The small Kansas town of Liebenthal, just south of Hays, is among the photos included in “Kansas Physiographic Regions: Bird’s-Eye Views” by James and Susan Aber.

Rex Buchanan has spent a good portion of his life trekking around Kansas, looking at its geographic and geologic features.

So when he first saw a new photo of the iconic Monument Rocks in Gove County, a place he’d been many times, it made him pause.

“I first saw the picture they took looking straight down, and I’m not sure I even recognized it at first,” says Buchanan, deputy director of the Kansas Geological Survey at Kansas University. “It’s really interesting to me. It didn’t fit with my mind’s eye of what those things look like.”
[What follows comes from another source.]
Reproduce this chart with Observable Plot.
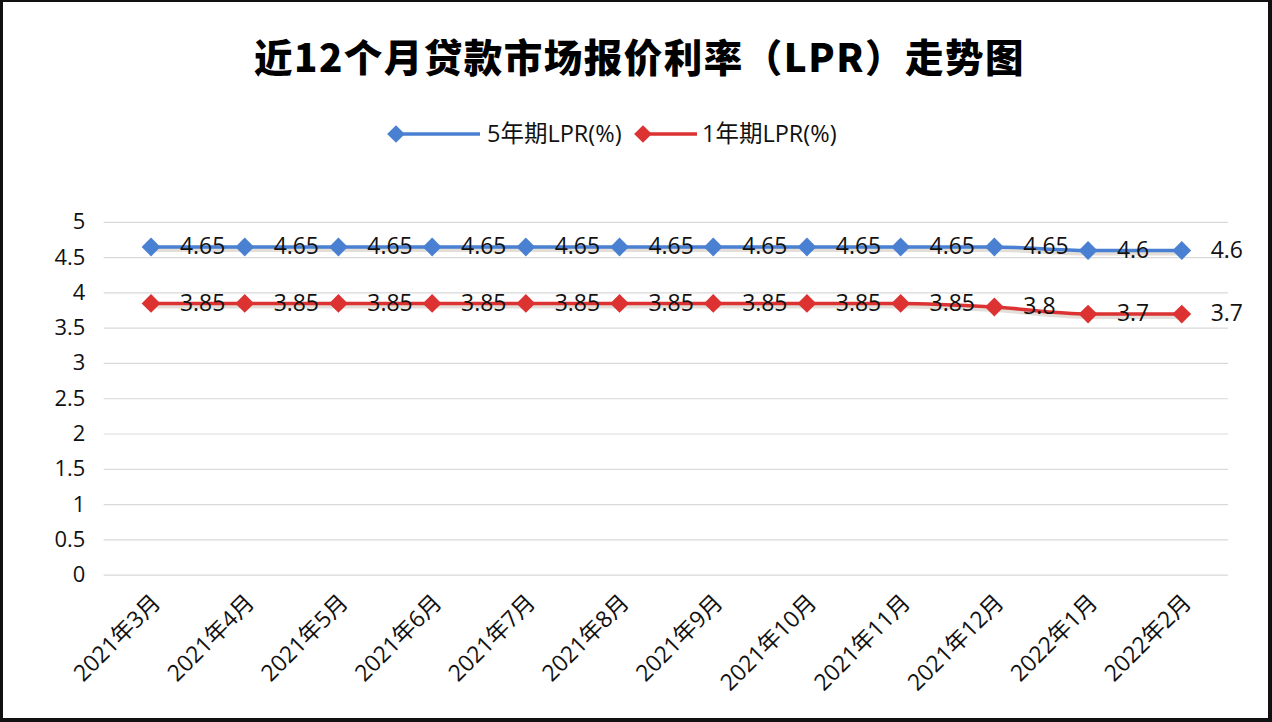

That’s exactly what geologists and photographers James and Susan Aber are hoping to accomplish.

The Abers, who teach in Emporia State University’s earth science department, have released “Kansas Physiographic Regions: Bird’s-Eye Views,” a new book of photography and text published by the Kansas Geological Survey.

But don’t let the name fool you: There’s as much, or perhaps more, in here for the public as there is for geologists.

“Aesthetically, I think some of them are really interesting,” Buchanan says. “A nontechnical person can look at them and appreciate them as well. Some of them are just attractive photos to look at. With the standard tag of Kansas being flat, dull, gray and boring, well, not when you sit here and look at these photos.”

For more than a decade, the Abers have used a sort of aerial photography that allows them to get shots from 100 to 500 feet off the ground — lower than airplanes typically fly. They use a remote-controlled camera attached to a kite or small blimp.

“If you have viewed satellite images or were in the window seat on an airplane trip, you have seen the world from a distance,” James Aber says. “It is exciting, but you only see a generalized landscape such as checkerboard patterns of agricultural land use or the empty expanse of the prairies in uniform brown or green areas. Our primary advantage is to reach relatively low heights. We can fly below conventional airplanes and get high-resolution images that show the ground in great detail.”

The book covers a variety of Kansas sites, both natural and man-made. One photo shows the dry bed of the Cimarron River in Morton County, a sign of the dry conditions of western Kansas. Another shows the vibrant-red Gypsum Hills of Barber County.

And others show the interaction between man and nature — Big Brutus, the gigantic shovel that symbolizes the strip mining of southeastern Kansas, or an aerial shot of Liebenthal, a small town south of Hays.

The Abers, who have taken their low-altitude shots around the world, say there’s just as much to learn from them in Kansas as there is in other locales.

“Although most people consider Kansas flat, many portions are quite hilly,” James Aber says. “In fact, several other states are much flatter — Florida, Louisiana, Delaware, etc. Both natural and cultural environments are much more complex than we current understand, which is just as true in Kansas as elsewhere. This complexity is depicted by intricate patterns, textures, associations and relationships that are visible at large scale in our photographs but often not seen on the ground or in conventional air photos or satellite images.”

The Abers say they’re always looking to add to the sites they photograph, and the Arikaree Breaks feature in the northwestern corner of the state is among the locations that are on the to-do list.

For Buchanan, with the Kansas Geological Survey, more photos mean more new perspectives on a state he thought he was familiar with.

“I just think particularly for people who have lived here a long time and think they know the landscape,” he says, “it isn’t often something comes along that makes you think you’re seeing it in a new light.”